According to Arnold Toynbee, a state falls when it cannot confront the challenges it faces, and it works to kill the spirit of the state and its creative capabilities.
Throughout ancient and modern history, the subject of the unity of the state was a symbol of its strength, especially in the kingdoms where the unity of the ruling family formed the basis of that strength.
This is due to the fact that a house in which disagreements abound, its doors and windows become open to various interference, especially when some of them seek the help of external parties to bully other family members.
Hence, the ruling houses need to be united, and should not allow any other party to interfere in its affairs. This is because, when the head is healthy, the body also has a better chance to fight illnesses.
In modern history, there are many examples of how countries collapsed from within due to the differences that raged between the pillars of government, either those who share power as if it were a company on the verge of bankruptcy like the Lebanese model after the state became three heads, or when disputes spread among the ruling family like the case of the Kingdom of Iraq or within the Tunisian ruling family during the era of the beys when measures were taken to stop the privileges that were granted to members of the ruling family, leading to some ruling family seeking the help of political parties and forces to support them against their cousins.
It is true that the traditional media had a major role in fueling the disputes due to the use or funding of the influential in the ruling family, but in the modern era, due to the huge technological development, easy access to social media that revolutionized the expression of opinion, and the formation of support armies through that means, the differences became public, and everyone has an opinion about them, which increased gaps between them.

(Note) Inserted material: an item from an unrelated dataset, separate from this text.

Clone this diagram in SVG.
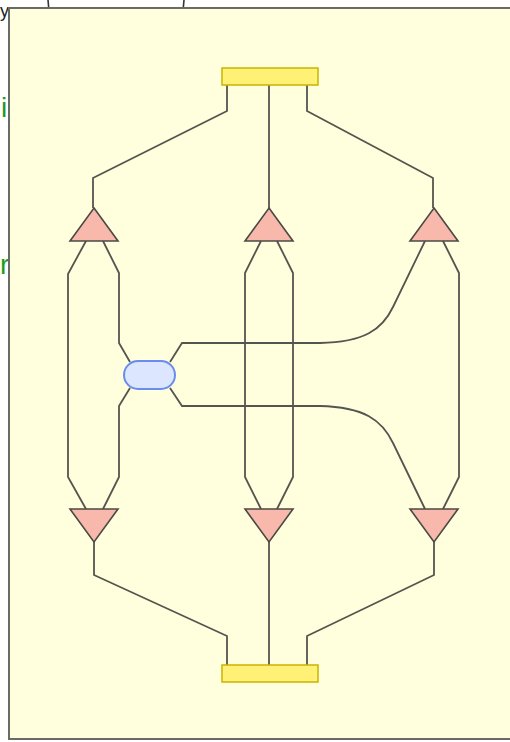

There is no doubt that, in light of the disagreements and defections, gaps appear through which the lurkers penetrate to work to fan the flames between the members of the same house. In this regard, it is possible to look at the plan that the Muslim Brotherhood followed in Egypt during the royal and republican eras, and how it was able to weaken the monarchy and help the Free Officers Movement seize power.
It is true that disputes soon arose between it and Jamal Abdul Nasser, but it managed to weaken the state and tarnish its image abroad. After the death of Jamal Abdul Nasser, the group tried to gain access to power by trying to win over President Anwar Sadat, but he aborted its plan.
In the year 2011, the group attempted to usurp power again, but the army confronted it after one year of practices through which it sought to seize Egypt’s capabilities. The presence of a firm leadership headed by President Abdul-Fattah El-Sisi destroyed all its hopes of ruling Egypt again.
In some Gulf countries, the ruling families worked on the unity of their decision and did not allow any of their members to open the doors for the poisonous winds to blow on the state or the government. This is because it realized from the beginning that any multiplicity of decisions not only means its weakness, but also leads to the preparation for the fall of the state as a whole.
In this regard, the strength and unity of decision-making can be observed from the great reform movement initiated by King Salman bin Abdulaziz and Crown Prince Mohammed bin Salman, which restored the strength of Saudi Arabia, corrected its course within a few years, and strengthened its international and regional presence.
That is why it was said in the past – “A thousand enemies are outside the house, and there is not a single enemy inside it.”